Çünkü, baktığım pencerelerin çoğunda vardığım sonuç bu. Hemen size kısa kısa birkaç pencereden ne gördüğümü yazayım.


Lütfen Okumaya Buradan Başlayın Daha Anlaşılır Olması İçin, Sırayla Devam Edin.

Kaynak: http://deeyorum.blogspot.com/2015/07/ardnda-ki-bosluk.html

Lütfen Okumaya Buradan BaşlayınDaha Anlaşılır Olması İçin, Sırayla Devam Edin.

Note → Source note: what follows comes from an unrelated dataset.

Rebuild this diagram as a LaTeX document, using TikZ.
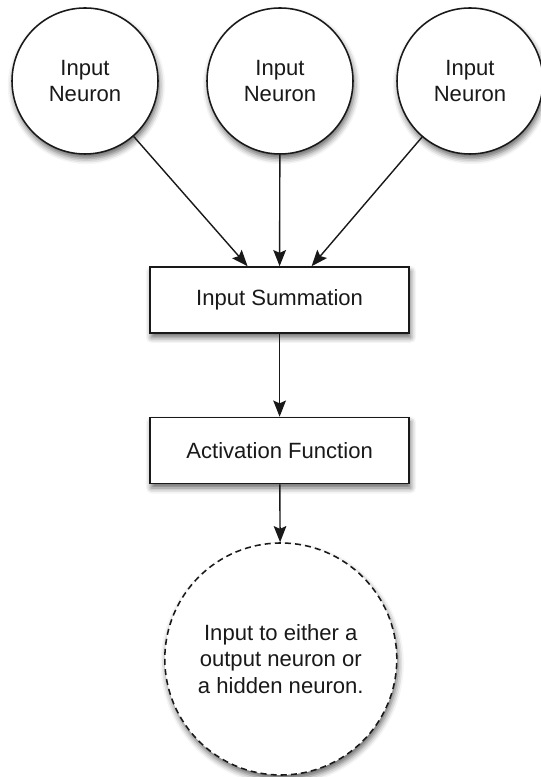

Pencere 1: İnsanın gelişimi olarak bakıyorum ve evrenin yaşıyla kıyaslandığında daha anne karnından dün çıkmış bebek gibi olduğumuzu biliyorum. Hatta o bebek Dünya değil, bizim galaksimiz. Dünya ie Güneşin yanında bir bebek ve İnsanlık... Şimdi, Evrende olası diğer yaşamların yanında ne kadar gerideyiz? Evet bu zaten bilinen birşey, doğru ama penceremizin henüz kilidini açtık. Şimdi bakalı pencere açılınca neler görünecek?
İnsanlığın ilk adımını atmaya başladığı zamandan bugüne kadar geçen zaman, olası diğer yaşamlar içinde bizim gelişim hızımızı gösteriyor. Daha şimdiden Yönetim Sistemlerine, Bilime, İlime, Sanata, İnançlara vs. sahibiz. Şimdiden evreni keşfetmeye başladık, şimdiden yok etmeyi de öğrendik ama. Biz yok etmekten vaz geçmeden, bir sonraki zıplamayı yapamayacağımıza inanıyorum. Zira bir sonraki adımda, çok büyük bir gücün ilk adımını atmış olacağız. O gücü, doğru kullanmamız için, önce kendi içimizde barışı öğrenmemiz, daha doğrusu hak etmemiz gerek. Bugüne kadar geçen süreçte, insanlık gücün doğru kullanımını ve asıl amacını öğreniyor. Sürekli olarak, kaosların çıkmasının sebebi de yine bu. Önümüzde son büyük bir güç savaşı olacak. Hangimiz görür ve hangimiz kurtulur bilemem ama İnsanlık Gücüne Yaklaştı.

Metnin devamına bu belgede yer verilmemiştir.